◆ **WHAT THIS TASK INVOLVES**
Copy everything in the data below exactly except the pictures.

◆ **SOURCE DATA**
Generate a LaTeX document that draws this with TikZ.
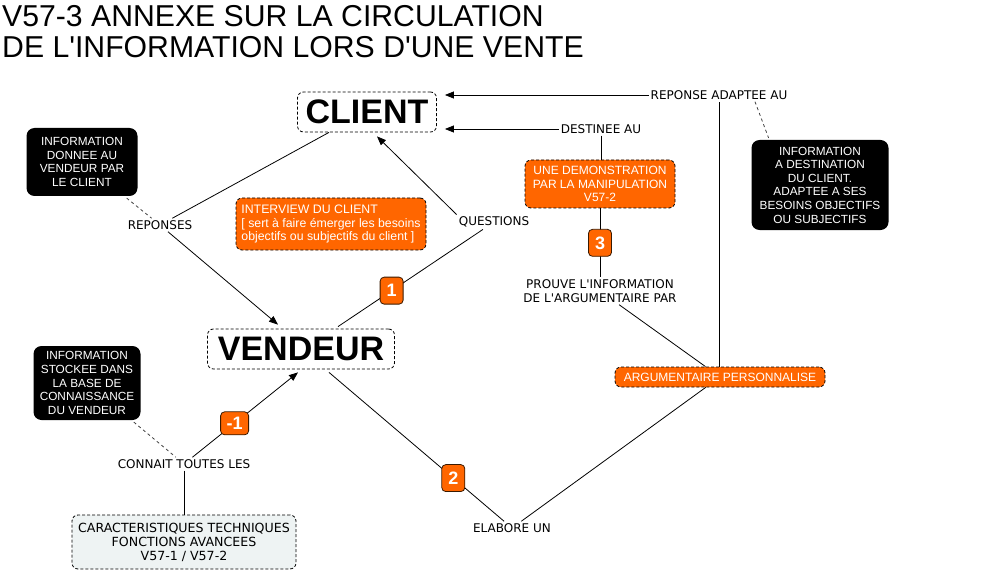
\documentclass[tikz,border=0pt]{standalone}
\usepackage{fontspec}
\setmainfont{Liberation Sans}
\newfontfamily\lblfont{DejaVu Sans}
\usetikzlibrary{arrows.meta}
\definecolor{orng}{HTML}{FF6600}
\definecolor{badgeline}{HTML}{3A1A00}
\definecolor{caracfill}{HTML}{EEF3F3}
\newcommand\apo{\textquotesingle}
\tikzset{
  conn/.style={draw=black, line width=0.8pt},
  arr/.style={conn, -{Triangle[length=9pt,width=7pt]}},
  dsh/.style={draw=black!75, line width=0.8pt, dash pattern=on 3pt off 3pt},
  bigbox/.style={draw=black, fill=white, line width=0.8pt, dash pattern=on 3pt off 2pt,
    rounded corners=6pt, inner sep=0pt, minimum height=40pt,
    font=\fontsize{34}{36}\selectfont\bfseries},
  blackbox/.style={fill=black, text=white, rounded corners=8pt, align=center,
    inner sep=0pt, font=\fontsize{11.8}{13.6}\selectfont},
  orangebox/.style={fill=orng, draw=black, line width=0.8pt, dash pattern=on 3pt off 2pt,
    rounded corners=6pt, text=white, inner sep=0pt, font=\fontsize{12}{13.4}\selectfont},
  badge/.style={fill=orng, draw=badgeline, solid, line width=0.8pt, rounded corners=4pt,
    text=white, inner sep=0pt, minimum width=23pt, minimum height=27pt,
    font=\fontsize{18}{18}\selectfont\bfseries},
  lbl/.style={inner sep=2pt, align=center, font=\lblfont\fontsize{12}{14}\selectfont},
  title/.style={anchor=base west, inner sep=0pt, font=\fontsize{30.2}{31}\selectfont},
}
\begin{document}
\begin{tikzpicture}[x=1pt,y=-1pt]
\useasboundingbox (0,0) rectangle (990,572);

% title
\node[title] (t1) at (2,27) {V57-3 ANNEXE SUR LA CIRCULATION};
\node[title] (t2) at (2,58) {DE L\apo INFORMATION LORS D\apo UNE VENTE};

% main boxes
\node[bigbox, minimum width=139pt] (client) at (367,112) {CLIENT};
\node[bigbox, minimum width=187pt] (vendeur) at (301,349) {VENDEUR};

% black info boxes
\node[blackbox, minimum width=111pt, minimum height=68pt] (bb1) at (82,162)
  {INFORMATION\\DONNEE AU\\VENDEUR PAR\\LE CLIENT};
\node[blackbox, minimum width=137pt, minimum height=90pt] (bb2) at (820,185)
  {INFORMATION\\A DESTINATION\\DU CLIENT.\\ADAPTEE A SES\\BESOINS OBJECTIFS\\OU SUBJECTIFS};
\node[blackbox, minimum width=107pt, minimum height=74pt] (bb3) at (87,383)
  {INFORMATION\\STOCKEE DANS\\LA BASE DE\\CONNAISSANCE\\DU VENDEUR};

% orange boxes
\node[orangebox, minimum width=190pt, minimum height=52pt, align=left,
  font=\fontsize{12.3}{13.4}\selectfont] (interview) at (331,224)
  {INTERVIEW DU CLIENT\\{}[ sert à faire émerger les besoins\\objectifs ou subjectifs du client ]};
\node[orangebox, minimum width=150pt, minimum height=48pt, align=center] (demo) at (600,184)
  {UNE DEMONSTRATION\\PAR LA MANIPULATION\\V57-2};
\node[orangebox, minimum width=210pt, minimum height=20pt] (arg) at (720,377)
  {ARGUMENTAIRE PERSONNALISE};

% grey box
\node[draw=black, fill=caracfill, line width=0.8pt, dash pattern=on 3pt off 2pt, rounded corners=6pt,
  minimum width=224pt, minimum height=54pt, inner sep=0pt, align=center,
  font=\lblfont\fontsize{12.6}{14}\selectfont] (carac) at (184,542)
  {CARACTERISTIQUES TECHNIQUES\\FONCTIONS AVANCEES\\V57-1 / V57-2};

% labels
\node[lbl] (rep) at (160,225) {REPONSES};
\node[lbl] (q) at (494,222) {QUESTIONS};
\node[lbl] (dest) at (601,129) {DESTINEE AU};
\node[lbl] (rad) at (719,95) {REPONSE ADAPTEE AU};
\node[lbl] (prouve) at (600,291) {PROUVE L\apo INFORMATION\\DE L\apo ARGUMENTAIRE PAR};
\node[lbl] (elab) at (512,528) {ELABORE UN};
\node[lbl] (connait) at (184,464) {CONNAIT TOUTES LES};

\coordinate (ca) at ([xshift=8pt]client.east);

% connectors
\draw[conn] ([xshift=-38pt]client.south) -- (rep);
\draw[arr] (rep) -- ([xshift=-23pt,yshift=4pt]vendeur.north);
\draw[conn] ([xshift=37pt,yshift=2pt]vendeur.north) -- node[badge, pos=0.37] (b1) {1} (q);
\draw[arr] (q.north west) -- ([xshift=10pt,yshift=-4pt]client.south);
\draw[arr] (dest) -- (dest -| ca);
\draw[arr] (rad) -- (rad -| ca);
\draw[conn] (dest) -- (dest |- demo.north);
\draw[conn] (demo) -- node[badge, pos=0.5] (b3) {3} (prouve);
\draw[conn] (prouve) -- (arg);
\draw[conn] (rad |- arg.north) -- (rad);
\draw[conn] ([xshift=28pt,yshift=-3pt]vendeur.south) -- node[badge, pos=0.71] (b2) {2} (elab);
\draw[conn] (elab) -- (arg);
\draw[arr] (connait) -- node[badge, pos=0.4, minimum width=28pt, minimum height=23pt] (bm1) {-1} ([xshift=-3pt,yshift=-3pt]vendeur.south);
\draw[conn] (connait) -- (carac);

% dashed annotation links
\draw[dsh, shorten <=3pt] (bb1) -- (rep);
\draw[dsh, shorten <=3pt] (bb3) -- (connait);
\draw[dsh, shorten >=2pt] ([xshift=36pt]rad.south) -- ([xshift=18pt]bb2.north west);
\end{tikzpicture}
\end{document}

◆ **WORKED SOLUTION**
Generate a LaTeX document that draws this with TikZ.
\documentclass[tikz,border=0pt]{standalone}
\usepackage{fontspec}
\setmainfont{Liberation Sans}
\newfontfamily\lblfont{DejaVu Sans}
\usetikzlibrary{arrows.meta}
\definecolor{orng}{HTML}{FF6600}
\definecolor{badgeline}{HTML}{3A1A00}
\definecolor{caracfill}{HTML}{EEF3F3}
\newcommand\apo{\textquotesingle}
\tikzset{
  conn/.style={draw=black, line width=0.8pt},
  arr/.style={conn, -{Triangle[length=9pt,width=7pt]}},
  dsh/.style={draw=black!75, line width=0.8pt, dash pattern=on 3pt off 3pt},
  bigbox/.style={draw=black, fill=white, line width=0.8pt, dash pattern=on 3pt off 2pt,
    rounded corners=6pt, inner sep=0pt, minimum height=40pt,
    font=\fontsize{34}{36}\selectfont\bfseries},
  blackbox/.style={fill=black, text=white, rounded corners=8pt, align=center,
    inner sep=0pt, font=\fontsize{11.8}{13.6}\selectfont},
  orangebox/.style={fill=orng, draw=black, line width=0.8pt, dash pattern=on 3pt off 2pt,
    rounded corners=6pt, text=white, inner sep=0pt, font=\fontsize{12}{13.4}\selectfont},
  badge/.style={fill=orng, draw=badgeline, solid, line width=0.8pt, rounded corners=4pt,
    text=white, inner sep=0pt, minimum width=23pt, minimum height=27pt,
    font=\fontsize{18}{18}\selectfont\bfseries},
  lbl/.style={inner sep=2pt, align=center, font=\lblfont\fontsize{12}{14}\selectfont},
  title/.style={anchor=base west, inner sep=0pt, font=\fontsize{30.2}{31}\selectfont},
}
\begin{document}
\begin{tikzpicture}[x=1pt,y=-1pt]
\useasboundingbox (0,0) rectangle (990,572);

% title
\node[title] (t1) at (2,27) {V57-3 ANNEXE SUR LA CIRCULATION};
\node[title] (t2) at (2,58) {DE L\apo INFORMATION LORS D\apo UNE VENTE};

% main boxes
\node[bigbox, minimum width=139pt] (client) at (367,112) {CLIENT};
\node[bigbox, minimum width=187pt] (vendeur) at (301,349) {VENDEUR};

% black info boxes
\node[blackbox, minimum width=111pt, minimum height=68pt] (bb1) at (82,162)
  {INFORMATION\\DONNEE AU\\VENDEUR PAR\\LE CLIENT};
\node[blackbox, minimum width=137pt, minimum height=90pt] (bb2) at (820,185)
  {INFORMATION\\A DESTINATION\\DU CLIENT.\\ADAPTEE A SES\\BESOINS OBJECTIFS\\OU SUBJECTIFS};
\node[blackbox, minimum width=107pt, minimum height=74pt] (bb3) at (87,383)
  {INFORMATION\\STOCKEE DANS\\LA BASE DE\\CONNAISSANCE\\DU VENDEUR};

% orange boxes
\node[orangebox, minimum width=190pt, minimum height=52pt, align=left,
  font=\fontsize{12.3}{13.4}\selectfont] (interview) at (331,224)
  {INTERVIEW DU CLIENT\\{}[ sert à faire émerger les besoins\\objectifs ou subjectifs du client ]};
\node[orangebox, minimum width=150pt, minimum height=48pt, align=center] (demo) at (600,184)
  {UNE DEMONSTRATION\\PAR LA MANIPULATION\\V57-2};
\node[orangebox, minimum width=210pt, minimum height=20pt] (arg) at (720,377)
  {ARGUMENTAIRE PERSONNALISE};

% grey box
\node[draw=black, fill=caracfill, line width=0.8pt, dash pattern=on 3pt off 2pt, rounded corners=6pt,
  minimum width=224pt, minimum height=54pt, inner sep=0pt, align=center,
  font=\lblfont\fontsize{12.6}{14}\selectfont] (carac) at (184,542)
  {CARACTERISTIQUES TECHNIQUES\\FONCTIONS AVANCEES\\V57-1 / V57-2};

% labels
\node[lbl] (rep) at (160,225) {REPONSES};
\node[lbl] (q) at (494,222) {QUESTIONS};
\node[lbl] (dest) at (601,129) {DESTINEE AU};
\node[lbl] (rad) at (719,95) {REPONSE ADAPTEE AU};
\node[lbl] (prouve) at (600,291) {PROUVE L\apo INFORMATION\\DE L\apo ARGUMENTAIRE PAR};
\node[lbl] (elab) at (512,528) {ELABORE UN};
\node[lbl] (connait) at (184,464) {CONNAIT TOUTES LES};

\coordinate (ca) at ([xshift=8pt]client.east);

% connectors
\draw[conn] ([xshift=-38pt]client.south) -- (rep);
\draw[arr] (rep) -- ([xshift=-23pt,yshift=4pt]vendeur.north);
\draw[conn] ([xshift=37pt,yshift=2pt]vendeur.north) -- node[badge, pos=0.37] (b1) {1} (q);
\draw[arr] (q.north west) -- ([xshift=10pt,yshift=-4pt]client.south);
\draw[arr] (dest) -- (dest -| ca);
\draw[arr] (rad) -- (rad -| ca);
\draw[conn] (dest) -- (dest |- demo.north);
\draw[conn] (demo) -- node[badge, pos=0.5] (b3) {3} (prouve);
\draw[conn] (prouve) -- (arg);
\draw[conn] (rad |- arg.north) -- (rad);
\draw[conn] ([xshift=28pt,yshift=-3pt]vendeur.south) -- node[badge, pos=0.71] (b2) {2} (elab);
\draw[conn] (elab) -- (arg);
\draw[arr] (connait) -- node[badge, pos=0.4, minimum width=28pt, minimum height=23pt] (bm1) {-1} ([xshift=-3pt,yshift=-3pt]vendeur.south);
\draw[conn] (connait) -- (carac);

% dashed annotation links
\draw[dsh, shorten <=3pt] (bb1) -- (rep);
\draw[dsh, shorten <=3pt] (bb3) -- (connait);
\draw[dsh, shorten >=2pt] ([xshift=36pt]rad.south) -- ([xshift=18pt]bb2.north west);
\end{tikzpicture}
\end{document}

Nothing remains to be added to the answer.